▶ [DATA SECTION]:
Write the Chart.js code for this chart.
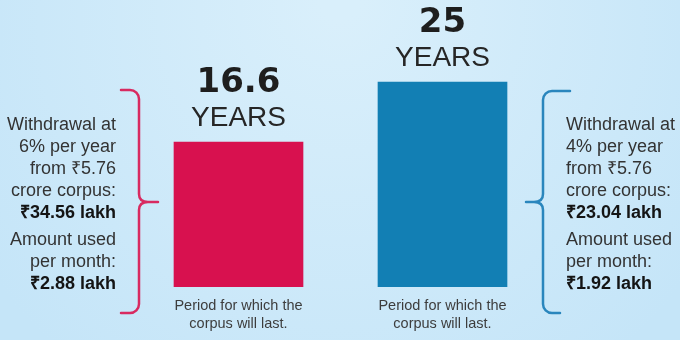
<!DOCTYPE html>
<html>
<head>
<meta charset="utf-8">
<script src="https://cdn.jsdelivr.net/npm/chart.js@4.4.1/dist/chart.umd.min.js"></script>
<style>
  html, body { margin: 0; padding: 0; background: #c8e6f8; }
  canvas { display: block; }
</style>
</head>
<body>
<canvas id="myChart" width="680" height="340"></canvas>
<script>
// data
var categories = ['Withdrawal at 6%', 'Withdrawal at 4%'];
var yearsLasting = [16.6, 25];
var withdrawalRates = ['6%', '4%'];
var corpusCrore = '₹5.76';
var yearlyWithdrawal = ['₹34.56 lakh', '₹23.04 lakh'];
var monthlyAmount = ['₹2.88 lakh', '₹1.92 lakh'];
var barColors = ['#d8114f', '#127fb4'];

var ctx = document.getElementById('myChart').getContext('2d');

// background wash
var bgPlugin = {
    id: 'bg',
    beforeDraw: function(chart) {
        var c = chart.ctx;
        var g = c.createRadialGradient(340, 0, 20, 340, 40, 420);
        g.addColorStop(0, '#d9effb');
        g.addColorStop(1, '#c5e5f8');
        c.save();
        c.fillStyle = g;
        c.fillRect(0, 0, chart.width, chart.height);
        c.restore();
    }
};

function drawBrace(c, side, color) {
    c.save();
    c.strokeStyle = color;
    c.lineWidth = 2.5;
    c.lineCap = 'round';
    c.beginPath();
    if (side === 'left') {
        var x = 139;
        c.moveTo(121, 90);
        c.arcTo(x, 90, x, 110, 9);
        c.lineTo(x, 194);
        c.quadraticCurveTo(x, 202, 148, 202);
        c.lineTo(158, 202);
        c.moveTo(148, 202);
        c.quadraticCurveTo(x, 202, x, 210);
        c.lineTo(x, 300);
        c.arcTo(x, 313, 121, 313, 9);
        c.lineTo(121, 313);
    } else {
        var x2 = 543;
        c.moveTo(570, 91);
        c.arcTo(x2, 91, x2, 110, 9);
        c.lineTo(x2, 194);
        c.quadraticCurveTo(x2, 202, 534, 202);
        c.lineTo(526, 202);
        c.moveTo(534, 202);
        c.quadraticCurveTo(x2, 202, x2, 210);
        c.lineTo(x2, 300);
        c.arcTo(x2, 313, 560, 313, 9);
        c.lineTo(560, 313);
    }
    c.stroke();
    c.restore();
}

function sideLines(i) {
    return [
        ['Withdrawal at', false],
        [withdrawalRates[i] + ' per year', false],
        ['from ' + corpusCrore, false],
        ['crore corpus:', false],
        [yearlyWithdrawal[i], true],
        ['Amount used', false],
        ['per month:', false],
        [monthlyAmount[i], true]
    ];
}

var labelPlugin = {
    id: 'labels',
    afterDatasetsDraw: function(chart) {
        var c = chart.ctx;
        var meta = chart.getDatasetMeta(0);
        c.save();
        c.textAlign = 'center';
        c.textBaseline = 'alphabetic';
        meta.data.forEach(function(bar, i) {
            var top = bar.y;
            c.fillStyle = '#1e1e1e';
            c.font = 'bold 34px "DejaVu Sans"';
            c.fillText(String(yearsLasting[i]), bar.x, top - 50);
            c.fillStyle = '#262626';
            c.font = '28px "Liberation Sans"';
            c.fillText('YEARS', bar.x, top - 16);
            c.fillStyle = '#3d3d3d';
            c.font = '14.5px "Liberation Sans"';
            c.fillText('Period for which the', bar.x, 310);
            c.fillText('corpus will last.', bar.x, 328);
        });

        var ys = [130, 152, 174, 196, 218, 245, 267, 289];
        [0, 1].forEach(function(i) {
            var lines = sideLines(i);
            c.textAlign = i === 0 ? 'right' : 'left';
            var x = i === 0 ? 116 : 566;
            lines.forEach(function(l, k) {
                c.font = (l[1] ? 'bold ' : '') + '18px "Liberation Sans"';
                c.fillStyle = l[1] ? '#141414' : '#333333';
                c.fillText(l[0], x, ys[k]);
            });
        });
        c.restore();

        drawBrace(c, 'left', '#d82a60');
        drawBrace(c, 'right', '#2a86bd');
    }
};

var graphData = {
    type: 'bar',
    data: {
        labels: categories,
        datasets: [{
            label: 'Years the corpus lasts',
            data: yearsLasting,
            backgroundColor: barColors,
            borderWidth: 0,
            base: -3.7,
            barThickness: 129
        }]
    },
    options: {
        responsive: false,
        animation: false,
        layout: { padding: { left: 136.5, right: 135.5, top: 0, bottom: 53 } },
        plugins: {
            legend: { display: false },
            tooltip: { enabled: false }
        },
        scales: {
            x: { display: false, offset: true },
            y: { display: false, min: -3.7, max: 36.5 }
        }
    },
    plugins: [bgPlugin, labelPlugin]
};

var myChart = new Chart(ctx, graphData);
</script>
</body>
</html>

▶ [OBJECTIVE]: Skipping the pictures, transcribe each line above exactly as it appears.

▶ [ANSWER BELOW]:
Write the Chart.js code for this chart.
<!DOCTYPE html>
<html>
<head>
<meta charset="utf-8">
<script src="https://cdn.jsdelivr.net/npm/chart.js@4.4.1/dist/chart.umd.min.js"></script>
<style>
  html, body { margin: 0; padding: 0; background: #c8e6f8; }
  canvas { display: block; }
</style>
</head>
<body>
<canvas id="myChart" width="680" height="340"></canvas>
<script>
// data
var categories = ['Withdrawal at 6%', 'Withdrawal at 4%'];
var yearsLasting = [16.6, 25];
var withdrawalRates = ['6%', '4%'];
var corpusCrore = '₹5.76';
var yearlyWithdrawal = ['₹34.56 lakh', '₹23.04 lakh'];
var monthlyAmount = ['₹2.88 lakh', '₹1.92 lakh'];
var barColors = ['#d8114f', '#127fb4'];

var ctx = document.getElementById('myChart').getContext('2d');

// background wash
var bgPlugin = {
    id: 'bg',
    beforeDraw: function(chart) {
        var c = chart.ctx;
        var g = c.createRadialGradient(340, 0, 20, 340, 40, 420);
        g.addColorStop(0, '#d9effb');
        g.addColorStop(1, '#c5e5f8');
        c.save();
        c.fillStyle = g;
        c.fillRect(0, 0, chart.width, chart.height);
        c.restore();
    }
};

function drawBrace(c, side, color) {
    c.save();
    c.strokeStyle = color;
    c.lineWidth = 2.5;
    c.lineCap = 'round';
    c.beginPath();
    if (side === 'left') {
        var x = 139;
        c.moveTo(121, 90);
        c.arcTo(x, 90, x, 110, 9);
        c.lineTo(x, 194);
        c.quadraticCurveTo(x, 202, 148, 202);
        c.lineTo(158, 202);
        c.moveTo(148, 202);
        c.quadraticCurveTo(x, 202, x, 210);
        c.lineTo(x, 300);
        c.arcTo(x, 313, 121, 313, 9);
        c.lineTo(121, 313);
    } else {
        var x2 = 543;
        c.moveTo(570, 91);
        c.arcTo(x2, 91, x2, 110, 9);
        c.lineTo(x2, 194);
        c.quadraticCurveTo(x2, 202, 534, 202);
        c.lineTo(526, 202);
        c.moveTo(534, 202);
        c.quadraticCurveTo(x2, 202, x2, 210);
        c.lineTo(x2, 300);
        c.arcTo(x2, 313, 560, 313, 9);
        c.lineTo(560, 313);
    }
    c.stroke();
    c.restore();
}

function sideLines(i) {
    return [
        ['Withdrawal at', false],
        [withdrawalRates[i] + ' per year', false],
        ['from ' + corpusCrore, false],
        ['crore corpus:', false],
        [yearlyWithdrawal[i], true],
        ['Amount used', false],
        ['per month:', false],
        [monthlyAmount[i], true]
    ];
}

var labelPlugin = {
    id: 'labels',
    afterDatasetsDraw: function(chart) {
        var c = chart.ctx;
        var meta = chart.getDatasetMeta(0);
        c.save();
        c.textAlign = 'center';
        c.textBaseline = 'alphabetic';
        meta.data.forEach(function(bar, i) {
            var top = bar.y;
            c.fillStyle = '#1e1e1e';
            c.font = 'bold 34px "DejaVu Sans"';
            c.fillText(String(yearsLasting[i]), bar.x, top - 50);
            c.fillStyle = '#262626';
            c.font = '28px "Liberation Sans"';
            c.fillText('YEARS', bar.x, top - 16);
            c.fillStyle = '#3d3d3d';
            c.font = '14.5px "Liberation Sans"';
            c.fillText('Period for which the', bar.x, 310);
            c.fillText('corpus will last.', bar.x, 328);
        });

        var ys = [130, 152, 174, 196, 218, 245, 267, 289];
        [0, 1].forEach(function(i) {
            var lines = sideLines(i);
            c.textAlign = i === 0 ? 'right' : 'left';
            var x = i === 0 ? 116 : 566;
            lines.forEach(function(l, k) {
                c.font = (l[1] ? 'bold ' : '') + '18px "Liberation Sans"';
                c.fillStyle = l[1] ? '#141414' : '#333333';
                c.fillText(l[0], x, ys[k]);
            });
        });
        c.restore();

        drawBrace(c, 'left', '#d82a60');
        drawBrace(c, 'right', '#2a86bd');
    }
};

var graphData = {
    type: 'bar',
    data: {
        labels: categories,
        datasets: [{
            label: 'Years the corpus lasts',
            data: yearsLasting,
            backgroundColor: barColors,
            borderWidth: 0,
            base: -3.7,
            barThickness: 129
        }]
    },
    options: {
        responsive: false,
        animation: false,
        layout: { padding: { left: 136.5, right: 135.5, top: 0, bottom: 53 } },
        plugins: {
            legend: { display: false },
            tooltip: { enabled: false }
        },
        scales: {
            x: { display: false, offset: true },
            y: { display: false, min: -3.7, max: 36.5 }
        }
    },
    plugins: [bgPlugin, labelPlugin]
};

var myChart = new Chart(ctx, graphData);
</script>
</body>
</html>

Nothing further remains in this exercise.